Potter fans began describing Rowling in extreme terms borrowed from her own canon: she was Lord Voldemort; she was a Death Eater. Millennials and Gen-Zers, normally pilloried for advocating “self-care” and “kindness”, turned nasty. One requested: “Pls kill her for my 18th birthday.” Rather than defending her, Radcliffe, Grint, Watson and other Harry Potter actors soon made clear their distaste for Rowling’s views. “I want my trans followers to know that I and so many other people around the world see you, respect you and love you for who you are,” Watson said.
Among the fans still working through their disappointment in Rowling is Juno Birch, a 27-year-old trans sculptor from Manchester who grew up with the films. “Imagine the amount of trans women who have suffered abuse in changing rooms because of what she’s said,” Birch says. “All I want is just for her to leave us alone. We trans women want to live a normal life and get on with our days. The fact that somebody so powerful and rich is trying to affect our daily life is sad.” A comment by Rowling about trans women, Birch claims, “sends hundreds of people towards me and other trans women in the public eye who receive this amount of hate”.
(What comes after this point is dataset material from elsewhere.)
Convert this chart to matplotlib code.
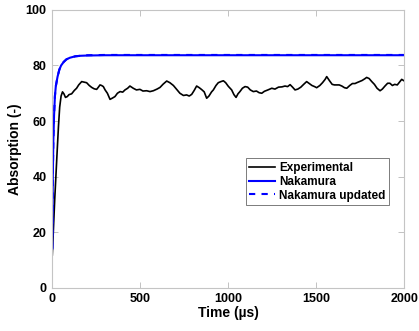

And again with the myth that trans people are suffering some kind of uniquely appalling levels of persecution – perhaps on the grounds that if you repeat a lie often enough people will start to believe it – when there's absolutely no evidence of this. The only "hate" they're receiving is a refusal to accept their cherished belief that by declaring they're women they really are women.
Yes, Maya Forstater is briefly consulted:
I ask Forstater about the view that the books are about tolerance and love; that they celebrate difference, so Rowling’s wish to exclude trans women from some women’s spaces seems odd. “I see it the other way,” Forstater says. “I think the books are a story about an authoritarian capture of institutions and about the fightback of the truth.”
If the author really can't understand why Rowling might wish to exclude trans women from some women’s spaces, then she's completely failed to grasp what the debate's all about.
I won’t be unfollowing Rowling on Twitter. Like many millennials, I’m a little bemused by her fixation on trans rights, given the tiny size of the community and the hell that trans people often go through. Being able to self-identify your gender is the norm in many countries and there’s little evidence to show natal women have been endangered.
Where to start? Sport, prisons, rape centres. And it's not a fixation on trans rights: it's a fixation on women's rights. The point is, of course, that it's not so much the supposed threat of trans people: it's the fact that self-identifying is so clearly open to exploitation by the unscrupulous. Apart from death and taxes, the other certainty in this life is that some men will use any chance they get to take advantage of women.
Incidentally, I don't see Janice Turner's article in the printed paper. Was this Leaf Arbuthnot piece stuck in as an alternative, as being more trans-friendly?